Supplementary material from Sperm cryopreservation reduces offspring growth

Sperm cryopreservation is routinely used in reproductive medicine, livestock production and wildlife management. Its effect on offspring performance is often assumed negligible, but this still remains to be confirmed in well-controlled within-subject experiments. We use a vertebrate model that allows to experimentally separate parental and environmental effects to test whether sperm cryopreservation influences offspring phenotype under stress and non-stress conditions, and whether such effects are male-specific. Wild brown trout (Salmo trutta) were stripped for their gametes, and a portion of each male's milt was cryopreserved.

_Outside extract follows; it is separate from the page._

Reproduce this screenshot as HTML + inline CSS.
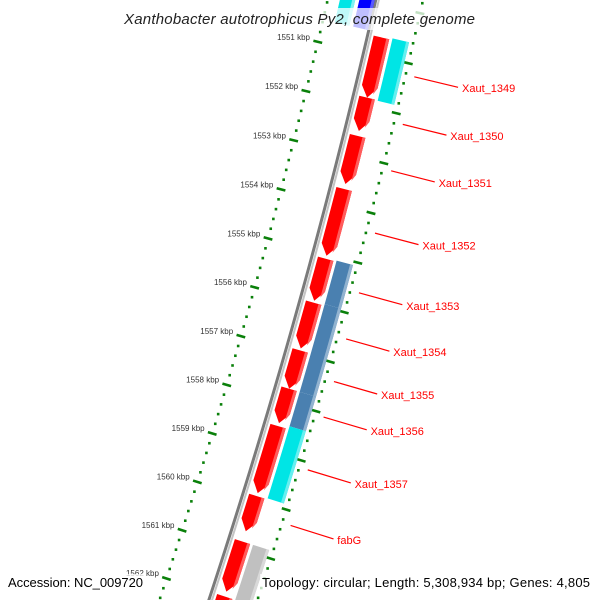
<!DOCTYPE html>
<html><head><meta charset="utf-8"><style>
html,body{margin:0;padding:0;background:#fff;width:600px;height:600px;overflow:hidden;}
svg{display:block;font-family:"Liberation Sans",sans-serif;overflow:hidden;}
</style></head><body>
<svg id="map" width="600" height="600" viewBox="0 0 600 600" xmlns="http://www.w3.org/2000/svg">
<rect width="600" height="600" fill="#fff"/>
<g id="rings"></g>
<g id="feats"></g>
<g id="labels"></g>
<rect x="120" y="8" width="360" height="22" fill="#fff" fill-opacity="0.75"/>
<text x="124" y="24" font-size="15" font-style="italic" fill="#222" textLength="351">Xanthobacter autotrophicus Py2, complete genome</text>
<rect x="6" y="574" width="140" height="19" fill="#fff" fill-opacity="0.75"/>
<rect x="260" y="574" width="332" height="19" fill="#fff" fill-opacity="0.75"/>
<text x="8" y="587" font-size="13" fill="#000" textLength="135">Accession: NC_009720</text>
<text x="262" y="587" font-size="13" fill="#000" textLength="328">Topology: circular; Length: 5,308,934 bp; Genes: 4,805</text>
</svg>
<script>
// data (kbp)
const fwdStarts = [1550.63,1551.84,1552.61,1553.68,1555.09,1555.98,1556.95,1557.73,1558.49,1559.92,1560.85,1561.98];
const fwdEnds   = [1551.84,1552.51,1553.58,1555.03,1555.94,1556.91,1557.73,1558.43,1559.86,1560.64,1561.88,1563.00];
const outerStarts = [1550.60,1555.07,1555.95,1557.73,1558.43,1560.85];
const outerEnds   = [1551.85,1555.95,1557.73,1558.43,1559.90,1562.00];
const outerColors = ['#00e5e5','#4a80b0','#4a80b0','#4a80b0','#00e5e5','#c0c0c0'];
const revStarts = [1549.90];
const revEnds = [1550.55];
const labelNames = ['Xaut_1349','Xaut_1350','Xaut_1351','Xaut_1352','Xaut_1353','Xaut_1354','Xaut_1355','Xaut_1356','Xaut_1357','fabG'];
const labelPos = [1551.23,1552.18,1553.11,1554.36,1555.56,1556.49,1557.35,1558.07,1559.14,1560.27];
const tickKbp = [1550,1551,1552,1553,1554,1555,1556,1557,1558,1559,1560,1561,1562,1563];

const NS='http://www.w3.org/2000/svg';
const CX=-6093, CY=-1476;
function ang(k){return (13.32+(k-1551)*0.441)*Math.PI/180;}
function P(k,r){const t=ang(k);return [CX+r*Math.cos(t),CY+r*Math.sin(t)];}
function mk(tag,attrs,parent){const e=document.createElementNS(NS,tag);for(const a in attrs)e.setAttribute(a,attrs[a]);parent.appendChild(e);return e;}
function arcPts(k0,k1,r,n){const p=[];for(let i=0;i<=n;i++){p.push(P(k0+(k1-k0)*i/n,r));}return p;}
function ptsStr(p){return p.map(q=>q[0].toFixed(2)+','+q[1].toFixed(2)).join(' ');}

const rings=document.getElementById('rings');
const bb1=mk('polyline',{points:ptsStr(arcPts(1549.3,1563.2,6635,60)),fill:'none',stroke:'#7a7a7a','stroke-width':3},rings);


const bb2=mk('polyline',{points:ptsStr(arcPts(1549.3,1563.2,6638,60)),fill:'none',stroke:'#c4c4c4','stroke-width':2},rings);



[[6588,'inner'],[6681,'outer']].forEach(([r,nm])=>{
  for(let k=1549.0;k<=1563.2;k+=0.2){
    const kk=Math.round(k*10)/10;
    const isMajor=Math.abs(kk-Math.round(kk))<1e-6;
    if(isMajor) continue;
    const p=P(kk,r);
    const d=mk('rect',{x:p[0]-1.2,y:p[1]-1.2,width:2.6,height:2.6,fill:'#0a800a'},rings);
    
    
  }
  tickKbp.forEach(k=>{
    const a=P(k,r-4.5),b=P(k,r+4.5);
    const t=mk('line',{x1:a[0],y1:a[1],x2:b[0],y2:b[1],stroke:'#0a800a','stroke-width':2.6},rings);
    
    
  });
});
tickKbp.forEach(k=>{
  const p=P(k,6580);
  const t=mk('text',{x:p[0].toFixed(1),y:(p[1]).toFixed(1),'font-size':8,'text-anchor':'end',fill:'#333'},rings);
  t.textContent=k+' kbp';
  
  
});

const feats=document.getElementById('feats');
function arrow(k0,k1,r0,r1,color,light,name){
  const tip=Math.min(0.22,(k1-k0)*0.4);
  const kb=k1-tip;
  const outer=arcPts(k0,kb,r1,10), inner=arcPts(kb,k0,r0,10);
  const pts=[...outer,P(k1,(r0+r1)/2),...inner];
  const g=mk('polygon',{points:ptsStr(pts),fill:color},feats);
  
  
  const hl=[...arcPts(k0,kb,r1,10),P(k1-tip*0.4,r1-3),...arcPts(kb,k0,r1-3,10)];
  const h=mk('polygon',{points:ptsStr(hl),fill:light},feats);
  
  
}
function box(k0,k1,r0,r1,color,light,name){
  const pts=[...arcPts(k0,k1,r1,10),...arcPts(k1,k0,r0,10)];
  const g=mk('polygon',{points:ptsStr(pts),fill:color},feats);
  
  
  const hl=[...arcPts(k0,k1,r1,10),...arcPts(k1,k0,r1-3,10)];
  const h=mk('polygon',{points:ptsStr(hl),fill:light},feats);
  
  
}
function lighten(c){const n=parseInt(c.slice(1),16);let r=n>>16,g=(n>>8)&255,b=n&255;r=Math.round(r+(255-r)*0.4);g=Math.round(g+(255-g)*0.4);b=Math.round(b+(255-b)*0.4);return 'rgb('+r+','+g+','+b+')';}
for(let i=0;i<fwdStarts.length;i++) arrow(fwdStarts[i],fwdEnds[i],6641,6657,'#ff0000','#ff5c5c','forward-gene');
for(let i=0;i<outerStarts.length;i++) box(outerStarts[i],outerEnds[i],6660,6677,outerColors[i],lighten(outerColors[i]),'outer-track-feature');
for(let i=0;i<revStarts.length;i++){
  box(revStarts[i],revEnds[i],6619,6634,'#0000ff','#5a5aff','reverse-gene');
  box(revStarts[i],revEnds[i],6600,6615,'#00e5e5','#80f2f2','inner-track-feature');
}

const labels=document.getElementById('labels');
for(let i=0;i<labelNames.length;i++){
  const a=P(labelPos[i],6690),b=P(labelPos[i],6735),c=P(labelPos[i],6739);
  const l=mk('line',{x1:a[0],y1:a[1],x2:b[0],y2:b[1],stroke:'#ff0000','stroke-width':1.2},labels);
  
  
  const t=mk('text',{x:c[0].toFixed(1),y:(c[1]+4).toFixed(1),'font-size':11,fill:'#ff0000'},labels);
  t.textContent=labelNames[i];
  
  
}
</script>
</body></html>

Then, 960 eggs were simultaneously fertilized with either non-cryopreserved or frozen-thawed semen and raised singly in the presence or absence of a pathogen. We found no significant effects of cryopreservation on fertilization rates, and no effects on growth, survival, nor pathogen resistance during the embryo stage. However, fertilization by cryopreserved sperm lead to significantly reduced larval growth after hatching. Males varied in genetic quality as determined from offspring performance, but effects of cryopreservation on larval growth were not male-specific. We conclude that cryopreservation causes a reduction in offspring growth that is easily overlooked because it only manifests itself at later developmental stages when many other factors affect growth and survival, too.